Sin duda, la tarea de asedio más peligrosa era la línea de piquetes avanzada, que exigía mantener una estrecha vigilancia sobre el enemigo y, al mismo tiempo, evitar convertirse en el objetivo de un francotirador. El capitán William F. Bartlett del 20.º Regimiento de Massachusetts, al mando de una compañía asignada al servicio de piquetes cada tres días, expresó una queja universal cuando lo calificó de “una tarea muy desagradable. No hay gloria en que te dispare un piquete detrás de un árbol. Es una lucha india normal”. Cuatro días después de escribir esto, Bartlett sufrió una destrozada rodilla por la bala de un tirador y tuvieron que amputarle la pierna.
Al principio del asedio, los tiradores de la Unión tenían una clara ventaja en esta contienda mortal, y cualquier rebelde que se mostrara podía recibir una bala.

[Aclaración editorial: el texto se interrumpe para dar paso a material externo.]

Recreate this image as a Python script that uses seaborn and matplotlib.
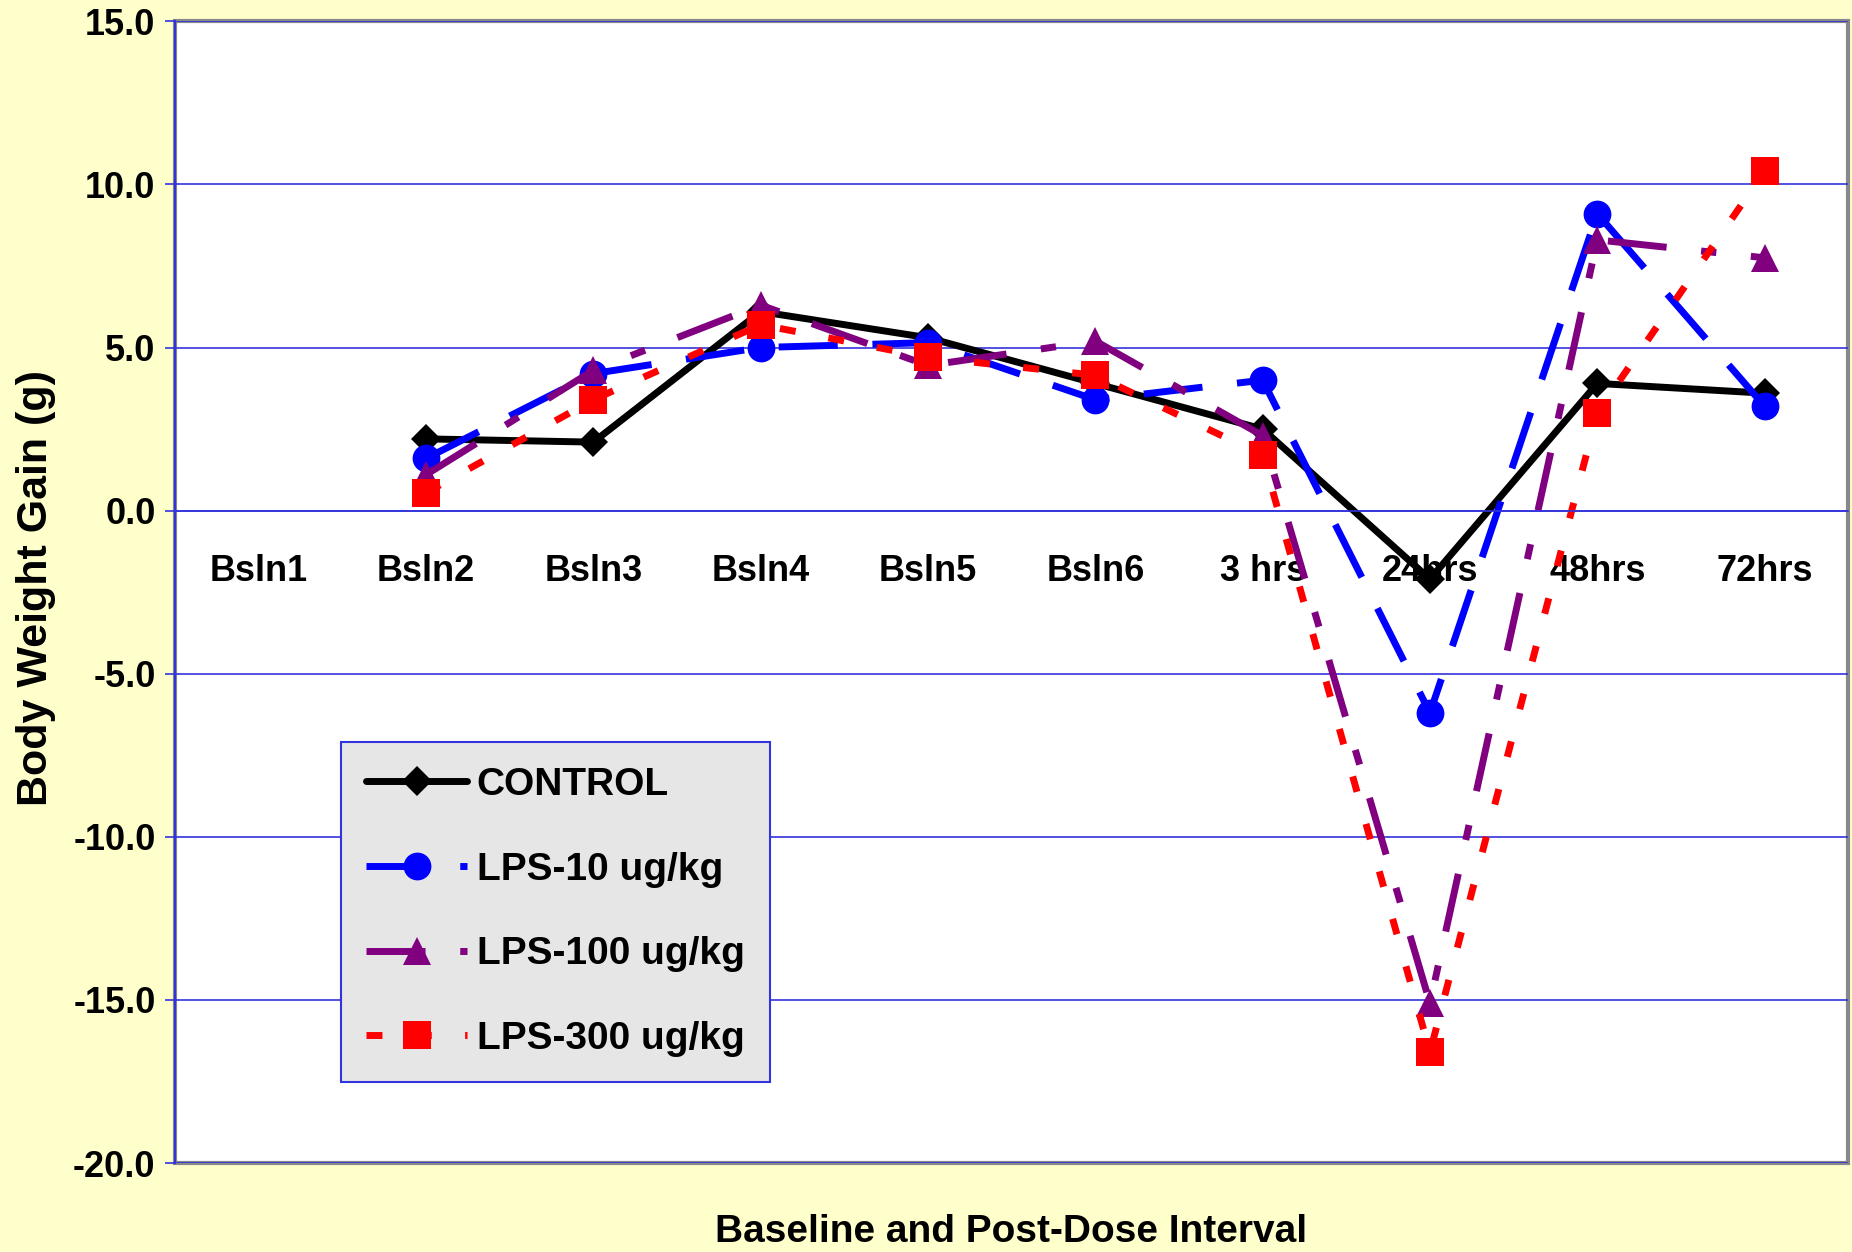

Entre las unidades del Ejército del Potomac había un regimiento de tiradores reclutados por el coronel Hiram Berdan que contenía tiradores expertos armados con rifles especiales, entre ellos, finamente elaborados y equipados con miras telescópicas. “Nuestros tiradores de primera hacen travesuras con ellos cuando salen a la luz del día”, le dijo uno de los hombres de Berdan a su esposa.